**WRITTEN PROBLEM:** Without the pictures, extract every line from the start of the material to the line containing "from matplotlib.ticker import FuncFormatter", both ends included.

:::

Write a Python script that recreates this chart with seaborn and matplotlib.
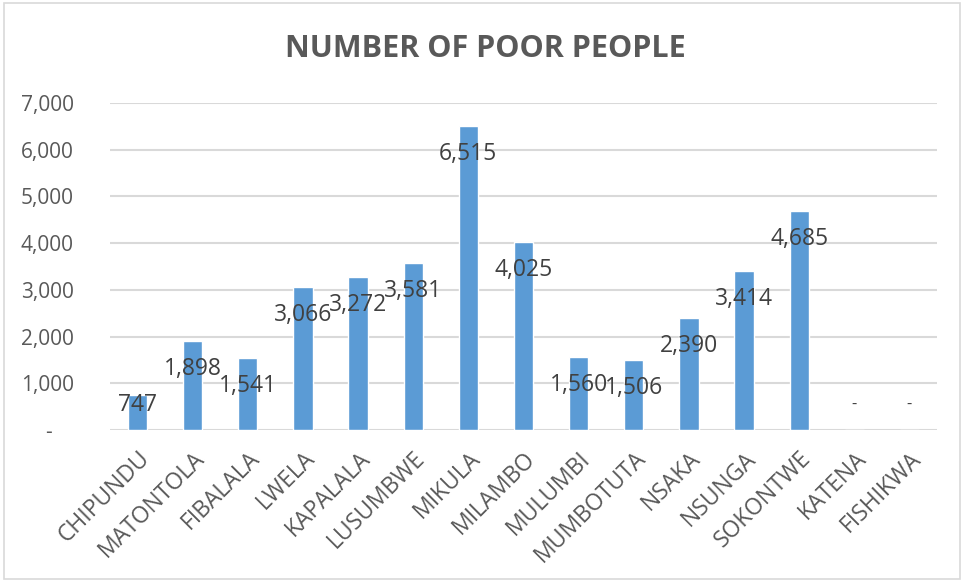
import matplotlib
matplotlib.use("Agg")
import matplotlib.pyplot as plt
import seaborn as sns
import pandas as pd
from matplotlib.patches import Rectangle
from matplotlib.ticker import FuncFormatter

# Number of poor people per area
areas = ["CHIPUNDU", "MATONTOLA", "FIBALALA", "LWELA", "KAPALALA", "LUSUMBWE",
         "MIKULA", "MILAMBO", "MULUMBI", "MUMBOTUTA", "NSAKA", "NSUNGA",
         "SOKONTWE", "KATENA", "FISHIKWA"]
poor_people = [747, 1898, 1541, 3066, 3272, 3581, 6515, 4025, 1560, 1506,
               2390, 3414, 4685, 0, 0]
y_ticks = [0, 1000, 2000, 3000, 4000, 5000, 6000, 7000]
title = "NUMBER OF POOR PEOPLE"

df = pd.DataFrame({"area": areas, "people": poor_people})

sns.set_theme(style="white")
plt.rcParams["font.family"] = ["Open Sans", "DejaVu Sans"]

TEXT = "#595959"
GRID = "#D9D9D9"
BAR = "#5B9BD5"

fig = plt.figure(figsize=(9.64, 5.82), dpi=100)
ax = fig.add_axes([0.114, 0.261, 0.858, 0.562])

sns.barplot(data=df, x="area", y="people", color=BAR, width=0.35,
            saturation=1, ax=ax, zorder=3)

ax.set_ylim(0, 7000)
ax.set_yticks(y_ticks)
ax.yaxis.set_major_formatter(
    FuncFormatter(lambda v, _: "-    " if v == 0 else f"{int(v):,}"))
ax.grid(axis="y", color=GRID, linewidth=1.5, zorder=0)
ax.grid(axis="x", visible=False)
for s in ax.spines.values():
    s.set_visible(False)
ax.tick_params(axis="both", length=0, colors=TEXT)
ax.tick_params(axis="y", labelsize=15, pad=26)
ax.tick_params(axis="x", pad=12)
ax.set_xlabel("")
ax.set_ylabel("")
ax.set_xlim(-0.5, len(areas) - 0.5)

for lbl in ax.get_xticklabels():
    lbl.set_rotation(45)
    lbl.set_ha("right")
    lbl.set_rotation_mode("anchor")
    lbl.set_fontsize(16.5)
    lbl.set_color(TEXT)

# value labels just inside the top of each bar
for i, v in enumerate(poor_people):
    y = max(v - 600, 535)
    txt = "-" if v == 0 else f"{v:,}"
    ax.text(i, y, txt, ha="center", va="center", fontsize=16.5 if v else 12,
            color="#404040", zorder=4)

fig.text(0.503, 0.915, title, ha="center", va="center", fontsize=22,
         fontweight="bold", color=TEXT)

fig.patches.append(Rectangle((0.004, 0.005), 0.992, 0.99, transform=fig.transFigure,
                             fill=False, edgecolor=GRID, linewidth=1.2))

fig.savefig("out.png", dpi=100)
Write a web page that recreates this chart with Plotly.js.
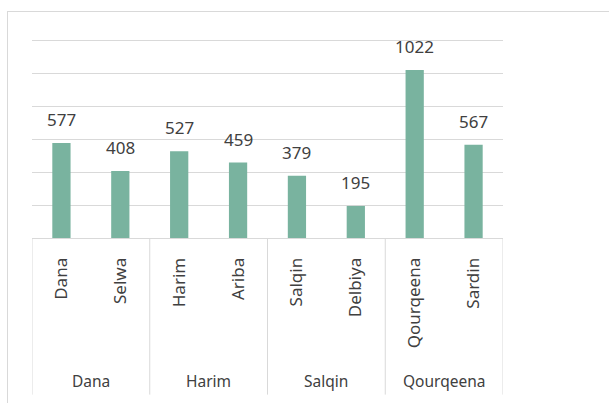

:::

**COMPLETED EXERCISE:**
Write a Python script that recreates this chart with seaborn and matplotlib.
import matplotlib
matplotlib.use("Agg")
import matplotlib.pyplot as plt
import seaborn as sns
import pandas as pd
from matplotlib.patches import Rectangle
from matplotlib.ticker import FuncFormatter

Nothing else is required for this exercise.